My Mother was a Canadian from Montreal. Her background was English and Irish, and her Christmas rituals were right out of Currier and Ives.
My Mother's version of Christmas dinner
To show my appreciation for the invitation, I offered to duplicate my Mother's version of Christmas dinner for my hosts and their guests.
The traditional Christmas meal for this part of the world differs greatly from what might be expected in North America.
The meal is served on the night before Christmas, and centers around enormous, silver trays of smoked salmon, served with creme fraîche and warm blinys; and slabs of Pate de Fois Gras with morsels of toast.
My offered was accepted, but I was advised not to prepare too much because of the large amount of food already being served.
The shopping odyssey for the ingredients for Mom's Christmas dinner began with a serious set-back. When I asked the local butcher for the largest turkey he had, I was presented with a
scrawny, capon-size bird that would hardly serve four, much less the twenty-four guests that were expected.
He explained that the American "beast sized bird" was tasteless, dry and not interesting for the table of a discriminating diner.

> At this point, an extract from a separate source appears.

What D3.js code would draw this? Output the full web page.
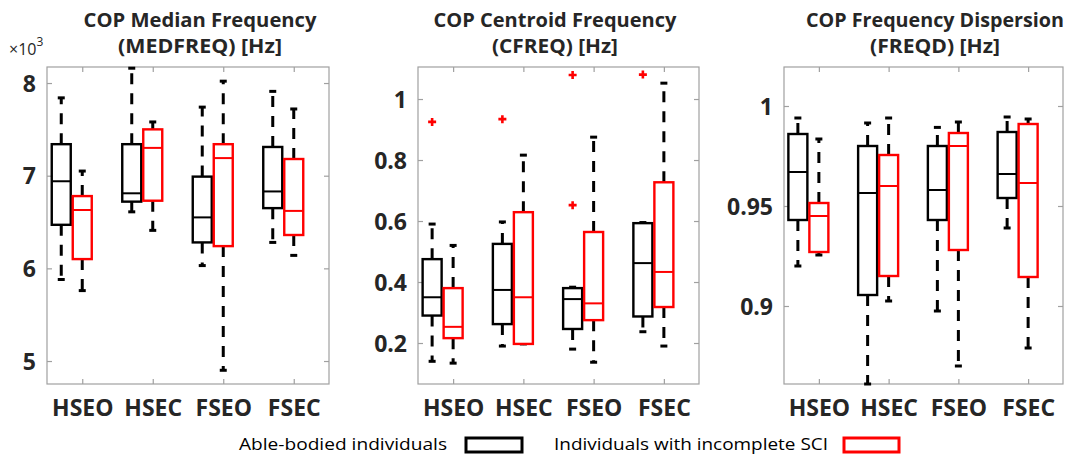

Outside the shop, I overheard a couple speaking with an English accent.
On a hunch, I asked them where they bought their turkey for the holidays. The directed me to a small store in Antibes, further down the coast in France.
My Tom Turkey
There I found my good old, 24 pound Tom Turkey.
Having checked off the centerpiece from my shopping list, the rest of the items began to rapidly fall into place. Yams (pommes de terre douce) turned-up in the exotic tropical food section of
the local green grocer; and the ingredients for the sausage, apple, chestnut stuffing were soon in the bag along with all the rest of the "fixings."
I commandeered my host's kitchen for the preparations.
After a full day, the meal was ready to serve to the expectant, but somewhat skeptical guests.
The salmon and fois gras had already been consumed, and the sight of the monster, golden brown turkey, steaming sweet potatoes and giblet gravy produced groans around the table. Undaunted, I carved the bird, served the meal and awaited the reaction.
What came next caught me completely off-guard.
The guests all stood and applauded warmly, complete with hearty "Bravos". They then proceeded to embrace me and plant kisses on both cheeks.
Not only was the meal a smashing success, but I was asked by my hosts to return and prepare it again for the next year's Christmas celebration.
And so it came to pass that the American Turkey who came to Christmas dinner in Monte
Carlo was re-ordered. In fact, I have been preparing this little taste of America for my friends in Monaco for the past 14 years.